If you've ever read his stuff in Wired, you'd know that he could also be one of the most amusing neo-economy/tech-culture travel writers around. A good friend of mine once remarked that he thought Stephenson was one of the few western writers that actually understood the Philippines.
It's worth quoting at length:
"The law specified two, and only two, methods of execution," Attorney Alejandro continues, "the gas chamber and the electric chair. As you can see, we took the lead — in this as in many other things, some wise and some foolish — from the Americans. Now, at the time, we did not have a gas chamber anywhere in the Philippines. A study was made. Plans were drawn up. Do you have any idea what is involved in constructing a gas chamber?" Attorney Alejandro now goes off on a fairly lengthy riff, but Randy finds it hard to concentrate until something in Attorney Alejandro's tone tells him the coda is approaching. "...prison service said, 'How can you expect us to construct this space-age facility when we have not even the funds to purchase rat poison for the overcrowded prisons we have?' As you can see they were just wining for more funding. You see?" Attorney Alejandro raises his eyes significantly and sucks in his cheeks, as he reduces a good two or three centimeters of a Marlboro to ash. That he feels it necessary to explain the underlying motivations of the prison service so baldly seems to imply that his estimate of Randy's intelligence is none too favorable, which given the way he was arrested at the airport might be fair enough."
...
"Once again," Attorney Alejandro says, "we looked to America.
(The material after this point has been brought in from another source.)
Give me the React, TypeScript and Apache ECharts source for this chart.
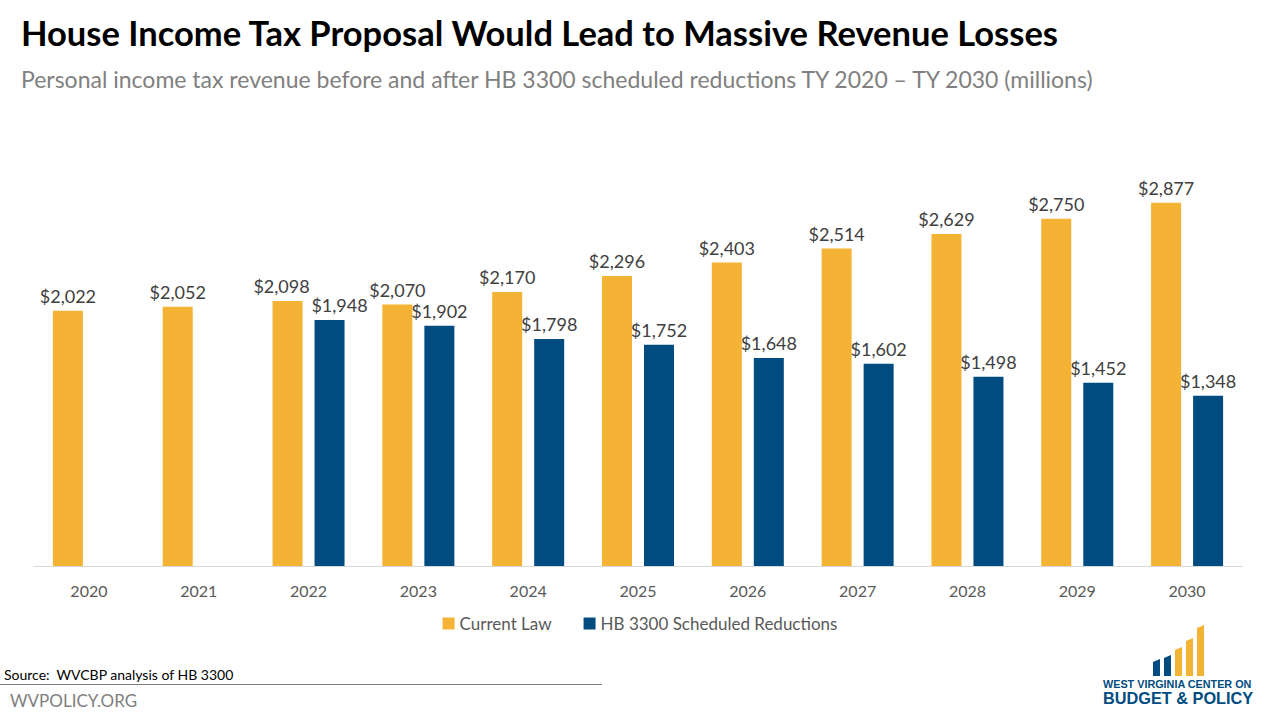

Our friend, our patron, our big brother. You are familiar with the phrase Ninong ? Of course you are, I forget you have spent a lotta time here." Randy is always impressed by the mixture of love, hate, hope, disappointment, admiration, and derision that Filipinos express towards America. Having actually been a part of the United States at one point, they can take digs in a way that's usually reserved for lifelong U.S. citizens."